Packing too many neighborhoods into one day
Trying to do Alfama, Belém, Bairro Alto, and a sunset viewpoint all in a single day usually creates fatigue rather than depth. Keep each day geographically coherent.
Treating famous transport as guaranteed transport
Historic trams and funiculars are part of the city’s appeal, but they are not always the most efficient way to move. Use them when they fit naturally, not as the backbone of a time-sensitive plan.
Leaving no room for meals
Lisbon is a strong food city. If every meal is an afterthought, the itinerary loses much of its character. Build in at least one unhurried lunch and one memorable dinner. Travelers who enjoy destination food reading may also like What to Eat in Seoul: Traditional Dishes, Markets, and Neighborhood Food Spots and Traditional Breakfasts Around the World Worth Planning a Trip Around.
Underestimating fatigue on arrival
If your first day follows a long flight, keep Day 1 lighter. Baixa and Chiado are easier starter districts than a full uphill assault on the city’s steepest lanes.
Using Day 4 poorly
Many travelers either overbook the final day or waste it entirely through indecision. The better approach is to define Day 4 early as either a day trip, a museum-and-neighborhood day, or a recovery day with one major anchor.
Buying generic souvenirs instead of local goods
If you want meaningful purchases, choose one neighborhood shopping window and look carefully. A short, intentional artisan stop is better than last-minute airport shopping. This aligns well with a cultural travel guide approach: fewer items, more connection to place.
When to revisit
Revisit this Lisbon itinerary 4 days plan whenever you are actively booking, changing season, or reconsidering your priorities. In practical terms, use this checklist to refresh the itinerary quickly and turn it into a workable trip.
- Choose your pace: Decide whether your trip is monument-led, food-led, or neighborhood-led.
- Lock in only the essentials: Pre-book only the sights or performances that matter most to you.
- Assign one anchor per day: Example: Alfama walk, Belém monument, Príncipe Real lunch, Sintra day trip.
- Add one cultural layer daily: Fado, a market, a pastry stop, a tile-focused museum visit, or artisan shopping.
- Leave two open slots: One for weather changes, one for a spontaneous stop.
- Check energy honestly: If hills tire you quickly, reduce cross-city movement and use more transit.

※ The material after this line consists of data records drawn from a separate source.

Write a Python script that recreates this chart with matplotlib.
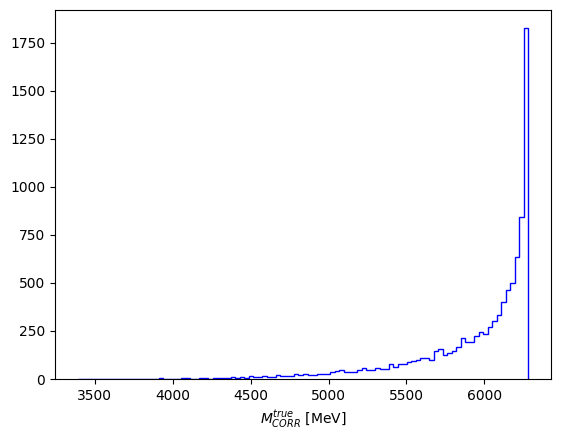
import numpy as np
import matplotlib
matplotlib.use("Agg")
import matplotlib.pyplot as plt

# Histogram range and bin count (MeV)
x_min = 3391.0
x_max = 6282.0
n_bins = 100

counts = [
    0, 0, 1, 0, 0, 1, 0, 0, 1, 1,
    0, 1, 1, 1, 0, 1, 1, 1, 4, 0,
    1, 0, 1, 4, 4, 1, 0, 4, 4, 0,
    4, 4, 4, 4, 8, 4, 8, 4, 14, 10,
    12, 17, 13, 13, 22, 15, 18, 18, 28, 20,
    27, 22, 21, 24, 25, 25, 35, 40, 45, 35,
    35, 35, 45, 55, 47, 47, 56, 52, 52, 76,
    62, 76, 77, 87, 92, 100, 108, 108, 99, 146,
    155, 123, 134, 144, 168, 212, 193, 193, 222, 247,
    236, 273, 304, 332, 399, 462, 498, 634, 845, 1830,
]

edges = np.linspace(x_min, x_max, n_bins + 1)
centers = 0.5 * (edges[:-1] + edges[1:])

fig = plt.figure(figsize=(5.61, 4.40), dpi=100)
ax = fig.add_axes([55/561, 1 - 379/440, (551 - 55)/561, (379 - 10)/440])
ax.hist(centers, bins=edges, weights=counts, histtype='step', color='blue')
ax.set_xlabel(r'$M_{CORR}^{true}$ [MeV]')
fig.savefig('out.png', dpi=100)
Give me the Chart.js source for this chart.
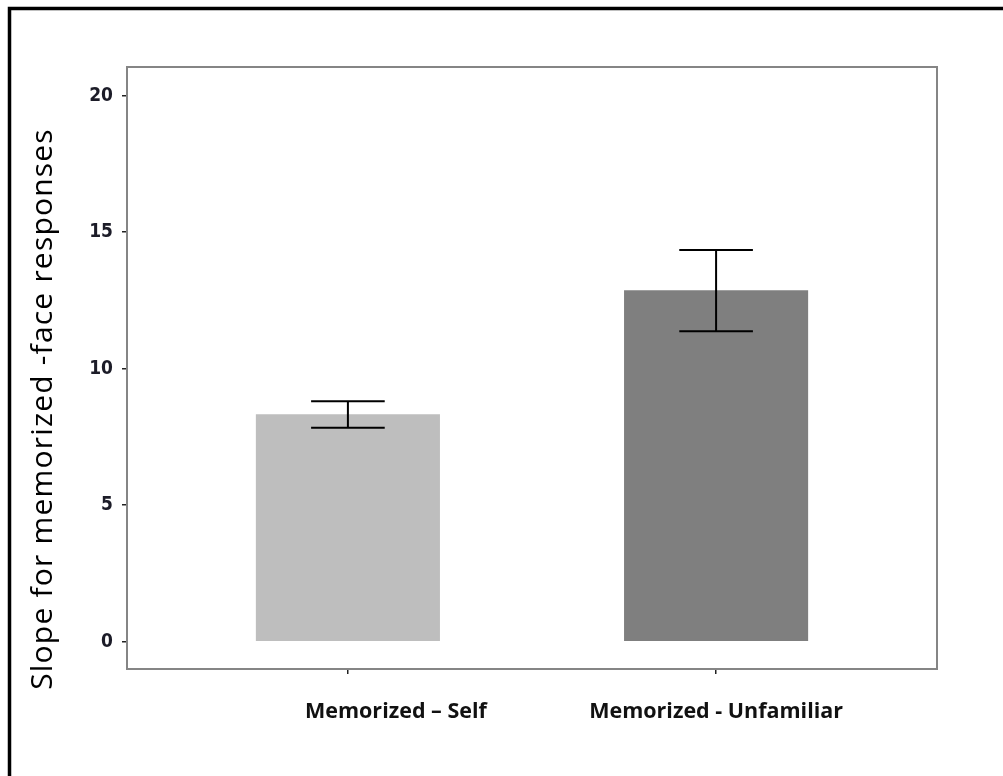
<!DOCTYPE html>
<html>
<head>
<meta charset="utf-8">
<script src="https://cdn.jsdelivr.net/npm/chart.js@4/dist/chart.umd.min.js"></script>
<style>
  html, body { margin: 0; padding: 0; background: #fff; }
  #wrap { position: relative; width: 1003px; height: 776px; }
</style>
</head>
<body>
<div id="wrap"><canvas id="c"></canvas></div>
<script>
// Conditions, mean slopes and the standard-error bounds for each bar
const categories = ['Memorized – Self', 'Memorized - Unfamiliar'];
const categoryPositions = [1, 2];
const meanSlope = [8.33, 12.87];
const errorLow = [7.84, 11.37];
const errorHigh = [8.81, 14.35];
const barColors = ['#bebebe', '#7f7f7f'];
const yTicks = [0, 5, 10, 15, 20];
const yTitle = 'Slope for memorized -face responses';

const tickFont = { family: '"Liberation Sans Narrow", "DejaVu Sans Condensed", "Liberation Sans", sans-serif', size: 19, weight: 'bold' };
const catFont = 'bold 21.5px "Open Sans", "Liberation Sans", sans-serif';

// Outer black frame, the grey panel box, the rotated y title and the condition labels
const framePlugin = {
  id: 'frame',
  beforeDraw(chart) {
    const ctx = chart.ctx;
    ctx.save();
    ctx.fillStyle = '#fff';
    ctx.fillRect(0, 0, chart.width, chart.height);
    ctx.strokeStyle = '#000';
    ctx.lineWidth = 3.5;
    ctx.strokeRect(9.5, 8.5, chart.width + 20, chart.height + 20);
    ctx.restore();
  },
  afterDraw(chart) {
    const { ctx, chartArea: a, scales: { x } } = chart;
    ctx.save();
    ctx.strokeStyle = '#858585';
    ctx.lineWidth = 2;
    ctx.strokeRect(a.left, a.top, a.right - a.left, a.bottom - a.top);

    // condition labels; the first one sits a little right of its tick
    const labelShift = [48, 0];
    ctx.fillStyle = '#111';
    ctx.font = catFont;
    ctx.textAlign = 'center';
    ctx.textBaseline = 'middle';
    categoryPositions.forEach((pos, i) => {
      ctx.fillText(categories[i], x.getPixelForValue(pos) + labelShift[i], a.bottom + 43);
    });

    ctx.translate(43, 409);
    ctx.rotate(-Math.PI / 2);
    ctx.fillStyle = '#000';
    ctx.font = '30px "Open Sans", "Liberation Sans", sans-serif';
    if ('letterSpacing' in ctx) ctx.letterSpacing = '1.2px';
    ctx.fillText(yTitle, 0, 0);
    ctx.restore();
  }
};

// Whiskers with caps drawn from the error bounds through the chart scales
const errorBarPlugin = {
  id: 'errorBars',
  afterDatasetsDraw(chart) {
    const { ctx, scales: { x, y } } = chart;
    ctx.save();
    ctx.strokeStyle = '#000';
    ctx.lineWidth = 2;
    categoryPositions.forEach((pos, i) => {
      const cx = x.getPixelForValue(pos);
      const l = x.getPixelForValue(pos - 0.1);
      const r = x.getPixelForValue(pos + 0.1);
      const yl = y.getPixelForValue(errorLow[i]);
      const yh = y.getPixelForValue(errorHigh[i]);
      ctx.beginPath();
      ctx.moveTo(cx, yl); ctx.lineTo(cx, yh);
      ctx.moveTo(l, yl); ctx.lineTo(r, yl);
      ctx.moveTo(l, yh); ctx.lineTo(r, yh);
      ctx.stroke();
    });
    ctx.restore();
  }
};

new Chart(document.getElementById('c'), {
  type: 'bar',
  data: {
    datasets: [{
      data: categoryPositions.map((p, i) => ({ x: p, y: meanSlope[i] })),
      backgroundColor: barColors,
      borderWidth: 0,
      barPercentage: 0.5,
      categoryPercentage: 1
    }]
  },
  options: {
    responsive: true,
    maintainAspectRatio: false,
    animation: false,
    layout: { padding: { top: 67, right: 66, left: 0, bottom: 0 } },
    plugins: { legend: { display: false }, tooltip: { enabled: false } },
    scales: {
      x: {
        type: 'linear',
        offset: false,
        min: 0.4,
        max: 2.6,
        afterBuildTicks(s) { s.ticks = categoryPositions.map(v => ({ value: v })); },
        afterFit(s) { s.height = 107; },
        border: { display: false },
        grid: { offset: false, drawOnChartArea: false, drawTicks: true, tickLength: 5, tickColor: '#222', lineWidth: 1.5 },
        ticks: { display: false }
      },
      y: {
        min: -1,
        max: 21.05,
        afterBuildTicks(s) { s.ticks = yTicks.map(v => ({ value: v })); },
        afterFit(s) { s.width = 127; },
        border: { display: false },
        grid: { drawOnChartArea: false, drawTicks: true, tickLength: 5, tickColor: '#222', lineWidth: 1.5 },
        ticks: { color: '#1c1c28', font: tickFont, padding: 9 }
      }
    }
  },
  plugins: [framePlugin, errorBarPlugin]
});
</script>
</body>
</html>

- Build your food list around neighborhoods: Do not crisscross Lisbon for every meal.
- Decide on Day 4 last: Wait until you know whether you want more city time or a day trip.
A useful final rule: if a plan starts to feel crowded on paper, it will feel crowded in Lisbon. Simplify until each day has a clear center and enough breathing room to enjoy the city’s texture.
For travelers building a broader culture-first trip planning habit, you may also enjoy related reading on passes, museums, and festival timing, including Best Museums and Cultural Passes in Major European Cities and Best Festivals in Mexico by Month: Food, Music, Faith, and Local Traditions. They are not Lisbon-specific, but they support the same idea: good itineraries become better when they are built around culture, timing, and realistic daily flow.
If you return to Lisbon in the future, do not repeat this itinerary exactly. Use the first trip to identify what drew you in most strongly, then build your next visit around that single thread—food, music, riverfront walks, design, neighborhood life, or nearby day trips. That is often how Lisbon shifts from a pleasant city break into a place people want to revisit.